Who knows, after this season's shenanigans, the two of them may yet end up playing together next season at Juventus.
So, arguably one of the greatest talents United have ever developed has said goodbye without giving first team football a chance.
Sir Alex makes very few errors, but in my opinion, this is a grave one. With young players like Zeki Fryers and Danny Welbeck still to make their minds up on a new contract, we shall be holding our breath until David Gill announces reassuring news.
What is most worrying is that Pogba clearly believes his prospects are better elsewhere. Otherwise he would at least have waited to see who Sir Alex signs before making up his mind.
Maybe he was reading all the Bleacher articles about talented midfielders due to be arriving at Old Trafford any time soon and decided that he had no chance of ever becoming the first-choice midfielder that Sir Alex hinted he could have become.

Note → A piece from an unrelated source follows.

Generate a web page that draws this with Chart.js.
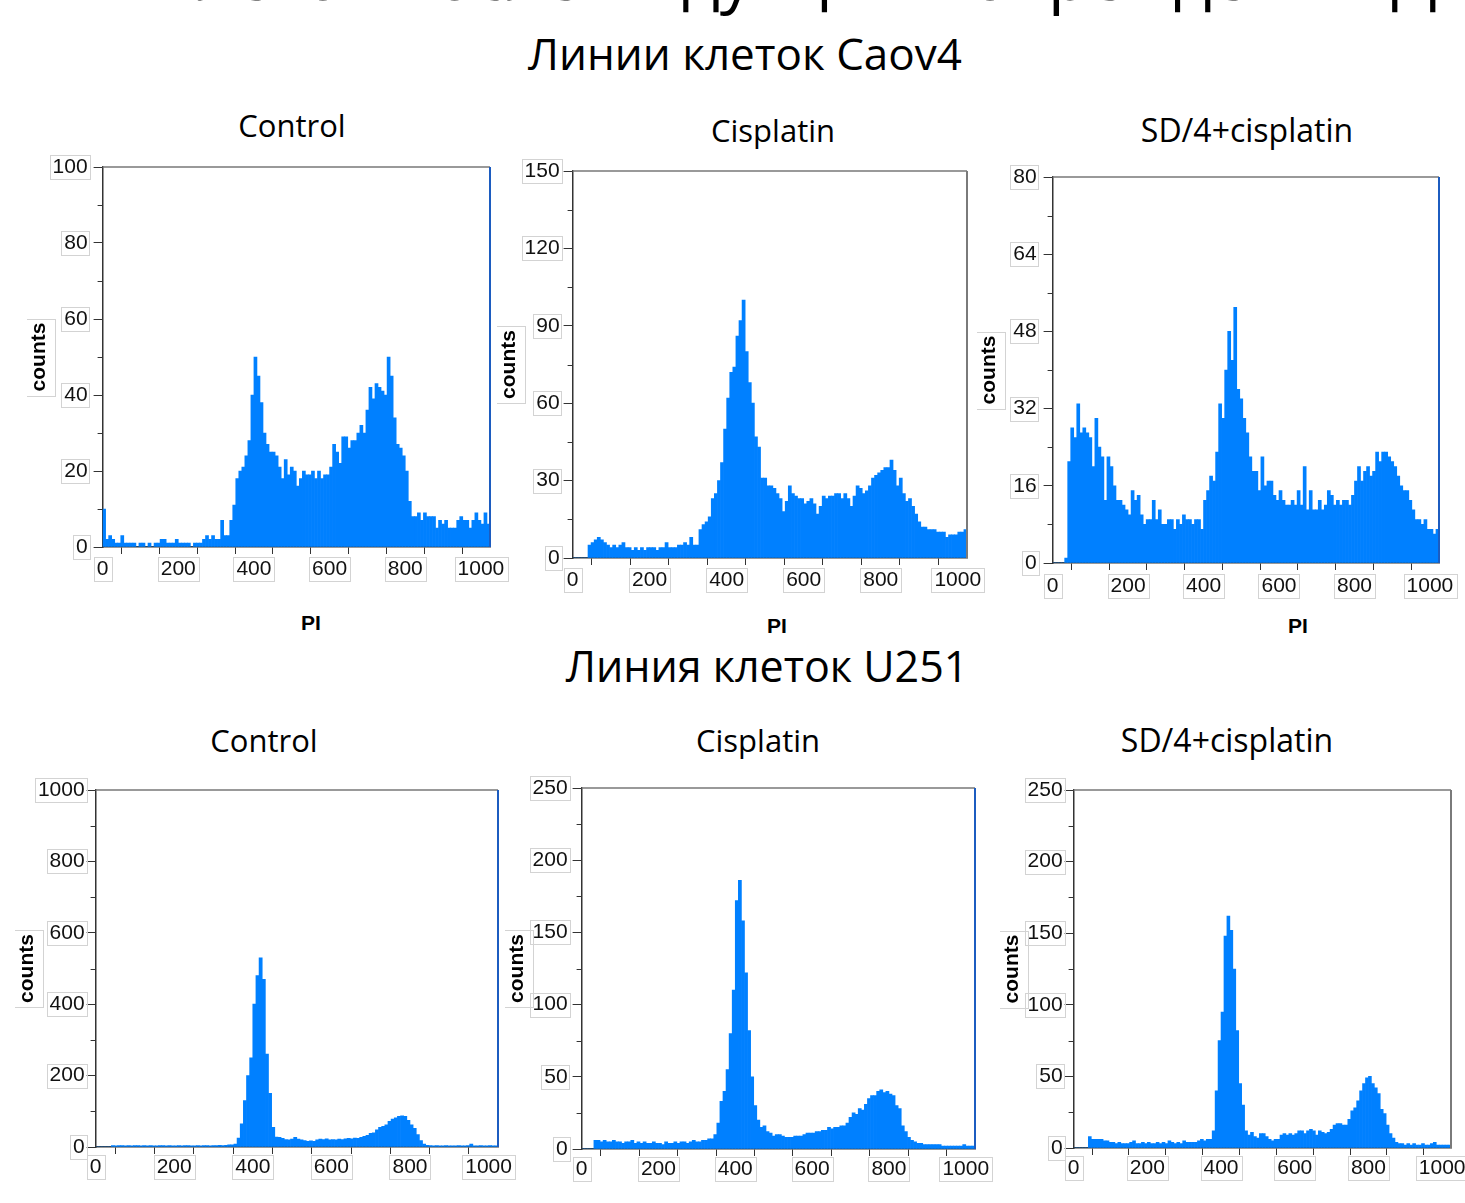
<!DOCTYPE html>
<html>
<head>
<meta charset="utf-8">
<script src="https://cdn.jsdelivr.net/npm/chart.js@4.4.0/dist/chart.umd.min.js"></script>
<style>
html,body{margin:0;padding:0;background:#fff;}
body{width:1465px;height:1203px;overflow:hidden;position:relative;}
.t{position:absolute;transform:translate(-50%,-50%);font-family:"Open Sans",sans-serif;line-height:1;white-space:nowrap;color:#000;}
.pi{position:absolute;transform:translate(-50%,-50%);font-family:"Liberation Sans",Arial,sans-serif;font-weight:bold;font-size:21px;line-height:1;color:#000;}
canvas{position:absolute;}
</style>
</head>
<body>
<div id="root"></div>
<script>
// ---------------- DATA (PI histogram, bins of 8 channels, 0..1024) ----------------
const BIN = 8;
const caovControl = [
10,2,3,2,1,1,3,1,1,1,
1,0,1,1,0,1,0,1,1,2,
2,1,1,1,2,1,1,1,1,0,
1,1,1,2,3,2,3,2,2,7,
3,3,7,11,18,20,21,24,28,40,
50,45,38,30,27,25,25,24,21,18,
23,19,21,20,16,18,20,19,19,20,
18,20,18,19,19,21,27,25,22,29,
29,26,28,28,30,32,30,36,42,39,
43,42,41,40,50,45,34,27,26,24,
20,12,8,8,9,7,9,8,8,8,
5,7,6,7,5,5,5,7,8,7,
7,5,7,9,7,6,9,6
];
const caovCisplatin = [
0,0,0,0,0,5,6,7,8,7,
6,5,4,5,4,5,6,4,4,3,
4,3,4,3,4,4,4,3,4,4,
6,4,4,4,5,5,6,5,8,5,
5,11,13,14,16,23,25,30,37,50,
62,72,74,86,92,100,80,68,60,47,
43,31,31,28,28,27,25,23,18,22,
28,25,24,23,23,21,22,23,21,17,
20,24,23,24,24,25,25,23,25,23,
20,24,28,27,25,26,28,31,32,33,
34,35,35,38,34,28,31,25,22,23,
20,17,14,12,12,11,11,11,10,10,
10,8,9,9,9,10,10,11
];
const caovSD4 = [
0,0,0,0,1,21,28,26,33,27,
28,27,26,20,30,24,22,13,22,20,
16,13,13,12,11,10,15,13,14,10,
8,9,9,13,9,11,8,8,9,9,
7,9,8,10,9,9,8,9,9,7,
13,15,18,17,23,33,30,40,48,42,
53,36,34,30,27,22,19,19,15,22,
16,17,17,14,13,15,13,12,12,13,
12,15,12,20,11,15,11,11,13,11,
12,15,14,12,13,12,13,13,12,14,
17,20,17,19,20,18,19,23,21,23,
23,22,21,20,18,16,15,15,13,11,
9,9,8,9,7,7,6,7
];
const u251Control = [
0,0,0,0,0,4,3,4,4,3,
4,3,4,4,3,4,3,4,3,3,
4,4,3,4,3,3,4,3,4,4,
3,3,4,3,4,4,3,4,4,5,
4,5,6,6,8,25,65,130,200,250,
400,480,530,470,260,150,55,28,27,24,
21,20,22,27,22,20,18,16,17,16,
20,22,21,23,20,21,20,22,21,23,
24,23,25,24,27,30,33,38,40,48,
55,58,62,72,78,82,86,87,86,75,
62,52,35,18,8,5,4,3,4,3,
3,4,3,3,3,4,3,3,4,8,
3,3,4,3,3,4,3,3
];
const u251Cisplatin = [
0,0,0,0,6,6,5,6,5,5,
6,5,5,4,5,5,6,4,5,4,
5,4,4,5,4,4,3,5,4,4,
5,4,5,5,4,5,6,5,5,6,
6,7,7,10,18,33,40,55,80,110,
172,186,158,122,82,50,30,20,15,16,
12,11,9,10,10,9,8,8,8,9,
9,9,10,11,11,11,12,12,13,13,
15,14,15,15,16,16,18,22,25,24,
28,27,31,35,37,37,40,41,39,40,
38,37,30,28,16,12,8,6,5,4,
4,3,3,3,3,3,3,2,2,2,
2,2,2,2,3,2,2,2
];
const u251SD4 = [
0,0,0,0,0,8,6,6,6,6,
5,5,4,4,3,4,3,3,3,4,
5,3,3,4,3,4,3,3,4,3,
4,3,5,4,3,4,3,5,4,4,
4,4,5,6,5,6,6,12,40,75,
95,148,162,152,125,82,45,30,12,9,
11,8,7,10,10,8,6,5,6,6,
9,10,9,10,9,10,12,12,10,12,
13,12,9,12,11,10,11,13,16,17,
17,16,16,20,26,28,33,40,45,49,
50,45,42,38,27,24,16,10,7,4,
3,3,2,3,2,3,2,2,3,2,
2,3,4,2,2,2,2,2
];
const sectionTitles = ['Линии клеток Caov4', 'Линия клеток U251'];
const panelTitles = ['Control', 'Cisplatin', 'SD/4+cisplatin'];
const yMaxes = [100, 150, 80, 1000, 250, 250];
const yMajorSteps = [20, 30, 16, 200, 50, 50];
const xAxisTitle = 'PI';
const yAxisTitle = 'counts';
const X_MAX = 1024;

// ---------------- LAYOUT ----------------
const panels = [
  {data: caovControl,   L:103,  R:490,  T:167, B:547,  ytx:40,   ypad:6, xoff:22, right:'#1c5cc0'},
  {data: caovCisplatin, L:573,  R:967,  T:171, B:558,  ytx:510,  ypad:4, xoff:22, right:'#7a7a7a'},
  {data: caovSD4,       L:1053, R:1439, T:177, B:563,  ytx:990,  ypad:7, xoff:23, right:'#1c5cc0'},
  {data: u251Control,   L:96,   R:498,  T:790, B:1147, ytx:28,   ypad:2, xoff:20, right:'#1c5cc0'},
  {data: u251Cisplatin, L:582,  R:975,  T:788, B:1149, ytx:518,  ypad:5, xoff:20, right:'#1c5cc0'},
  {data: u251SD4,       L:1074, R:1451, T:790, B:1148, ytx:1013, ypad:2, xoff:20, right:'#7a7a7a'}
];
const textItems = [
  {txt: 'клеток после индукции повреждений ДНК', left:163, top:-59, size:66, raw:true},
  {txt: sectionTitles[0], x:745, y:53, size:44},
  {txt: sectionTitles[1], x:767, y:665, size:43},
  {txt: panelTitles[0], x:292, y:125, size:31},
  {txt: panelTitles[1], x:773, y:130, size:31},
  {txt: panelTitles[2], x:1247, y:130, size:32},
  {txt: panelTitles[0], x:264, y:740, size:31},
  {txt: panelTitles[1], x:758, y:740, size:31},
  {txt: panelTitles[2], x:1227, y:740, size:32}
];
const piPos = [[311,622],[777,625],[1298,625],[267,1211],[703,1211],[1228,1211]];

const root = document.getElementById('root');
textItems.forEach(o => {
  const d = document.createElement('div');
  d.textContent = o.txt;
  if (o.raw) {
    d.style.cssText = `position:absolute;left:${o.left}px;top:${o.top}px;font-family:"Open Sans",sans-serif;font-size:${o.size}px;line-height:1;white-space:nowrap;color:#000;`;
  } else {
    d.className = 't';
    d.style.left = o.x + 'px'; d.style.top = o.y + 'px'; d.style.fontSize = o.size + 'px';
  }
  root.appendChild(d);
});
piPos.forEach(p => {
  const d = document.createElement('div');
  d.className = 'pi'; d.textContent = xAxisTitle;
  d.style.left = p[0] + 'px'; d.style.top = p[1] + 'px';
  root.appendChild(d);
});

function hasFont(f) {
  const c = document.createElement('canvas').getContext('2d');
  c.font = '40px monospace';
  const w0 = c.measureText('1000 counts').width;
  c.font = `40px "${f}", monospace`;
  return Math.abs(c.measureText('1000 counts').width - w0) > 0.5;
}
const narrow = hasFont('Liberation Sans Narrow');
const TICK_FONT = narrow ? {family: '"Liberation Sans Narrow", "Liberation Sans", Arial, sans-serif', size: 24}
                         : {family: '"Liberation Sans", Arial, sans-serif', size: 21};
const TITLE_FONT = {family: '"Liberation Sans", Arial, sans-serif', size: 21, weight: 'bold'};
const X_TICK_LEN = 7, Y_TICK_LEN = 9;
const PAD_TOP = 20, PAD_RIGHT = 35, X_AXIS_H = 40;
const BOX = '#d3d3d3';

const decor = {
  id: 'decor',
  afterDraw(chart) {
    const p = chart.options.plugins.decor;
    const {ctx, chartArea: a} = chart;
    const x = chart.scales.x, y = chart.scales.y;
    ctx.save();
    // top frame
    ctx.strokeStyle = '#777'; ctx.lineWidth = 1.5;
    ctx.beginPath(); ctx.moveTo(a.left, a.top); ctx.lineTo(a.right, a.top); ctx.stroke();
    // right frame
    ctx.strokeStyle = p.right; ctx.lineWidth = 2;
    ctx.beginPath(); ctx.moveTo(a.right, a.top); ctx.lineTo(a.right, a.bottom); ctx.stroke();
    // minor y ticks
    ctx.strokeStyle = '#333'; ctx.lineWidth = 1;
    for (let v = p.step / 2; v < y.max; v += p.step) {
      const py = Math.round(y.getPixelForValue(v)) + 0.5;
      ctx.beginPath(); ctx.moveTo(a.left - 5, py); ctx.lineTo(a.left, py); ctx.stroke();
    }
    // label boxes
    ctx.strokeStyle = BOX; ctx.lineWidth = 1;
    ctx.font = `${TICK_FONT.size}px ${TICK_FONT.family}`;
    const bh = Math.round(TICK_FONT.size * 1.15);
    y.ticks.forEach(t => {
      const w = ctx.measureText(String(t.label)).width;
      const py = y.getPixelForValue(t.value);
      const rx = a.left - Y_TICK_LEN - p.ypad;
      ctx.strokeRect(Math.round(rx - w - 3) + 0.5, Math.round(py - bh / 2) + 0.5, Math.round(w + 5), bh);
    });
    x.ticks.forEach(t => {
      if (!t.label) return;
      const w = ctx.measureText(String(t.label)).width;
      const px = x.getPixelForValue(t.value);
      const cy = a.bottom + p.xoff;
      ctx.strokeRect(Math.round(px - w / 2 - 3) + 0.5, Math.round(cy - bh / 2) + 0.5, Math.round(w + 6), bh);
    });
    // box around y title
    ctx.font = `bold ${TITLE_FONT.size}px ${TITLE_FONT.family}`;
    const tw = ctx.measureText(yAxisTitle).width;
    const cx = TITLE_FONT.size * 0.6, cyy = (a.top + a.bottom) / 2;
    ctx.strokeRect(Math.round(cx - 14) + 0.5, Math.round(cyy - tw / 2 - 4) + 0.5, 29, Math.round(tw + 8));
    ctx.restore();
  }
};

panels.forEach((p, i) => {
  const cLeft = p.ytx - TITLE_FONT.size * 0.6;
  const cTop = p.T - PAD_TOP;
  const W = Math.round(p.R + PAD_RIGHT - cLeft);
  const H = Math.round(p.B + X_AXIS_H - cTop);
  const yAxisW = p.L - cLeft;
  const cv = document.createElement('canvas');
  cv.width = W; cv.height = H;
  cv.style.left = cLeft + 'px'; cv.style.top = cTop + 'px';
  cv.style.width = W + 'px'; cv.style.height = H + 'px';
  root.appendChild(cv);
  const step = yMajorSteps[i];
  const xPad = p.xoff - X_TICK_LEN - TICK_FONT.size * 0.6;
  new Chart(cv, {
    type: 'bar',
    data: {
      datasets: [{
        data: p.data.map((v, k) => ({x: k * BIN + BIN / 2, y: v})),
        backgroundColor: '#0080ff',
        borderWidth: 0,
        barPercentage: 1,
        categoryPercentage: 1
      }]
    },
    options: {
      responsive: false,
      animation: false,
      devicePixelRatio: 1,
      layout: {padding: {top: PAD_TOP, right: PAD_RIGHT, bottom: 0, left: 0}},
      plugins: {
        legend: {display: false},
        tooltip: {enabled: false},
        decor: {right: p.right, step: step, ypad: p.ypad, xoff: p.xoff}
      },
      scales: {
        x: {
          type: 'linear', min: 0, max: X_MAX, offset: false,
          afterFit: s => { s.height = X_AXIS_H; },
          border: {display: true, color: '#333', width: 1.5},
          grid: {drawOnChartArea: false, drawTicks: true, tickLength: X_TICK_LEN, color: '#333'},
          ticks: {
            stepSize: 100, includeBounds: false, autoSkip: false, maxRotation: 0,
            padding: xPad, color: '#111', font: TICK_FONT,
            callback: v => (v % 200 === 0 ? String(v) : '')
          }
        },
        y: {
          type: 'linear', min: 0, max: yMaxes[i],
          afterFit: s => { s.width = yAxisW; },
          border: {display: true, color: '#333', width: 1.5},
          grid: {drawOnChartArea: false, drawTicks: true, tickLength: Y_TICK_LEN, color: '#333'},
          ticks: {stepSize: step, padding: p.ypad, color: '#111', font: TICK_FONT, autoSkip: false,
                  callback: v => String(v)},
          title: {display: true, text: yAxisTitle, color: '#000', font: TITLE_FONT, padding: 0}
        }
      }
    },
    plugins: [decor]
  });
});
</script>
</body>
</html>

He's already had to warm the bench while men twice his age have been drafted in to salvage the season. If he can't get a game ahead of a 39-year-old in a lower-table Premier League match or a lesser European match, what did he think his prospects would be with younger men coming in?
Frankly, Sir Alex and United have got this one badly wrong. Samir Nasri may have chosen City for an extra £40,000 a week last summer, but Pogba has turned down an offer from United that matched Juventus and meant he could stay with his wave of mates likely to make the journey into the first-team squad.
No doubt the powers that be at Old Trafford will seek to blame the agent this time.
But if Paul Pogba really is one of the best players of his generation—his form massively confirmed that potential week in and week out, first in the Academy and then the Reserves—Sir Alex has got this one badly wrong.
There is nobody else at Old Trafford of a similar age with anything like the talent or potential. Will Keane, Zeki Fryers and Davide Petrucci will undoubtedly become established first-team players; Danny Welbeck could become the greatest English striker of his generation.
But in years to come, will we be moaning about "the one that got away"?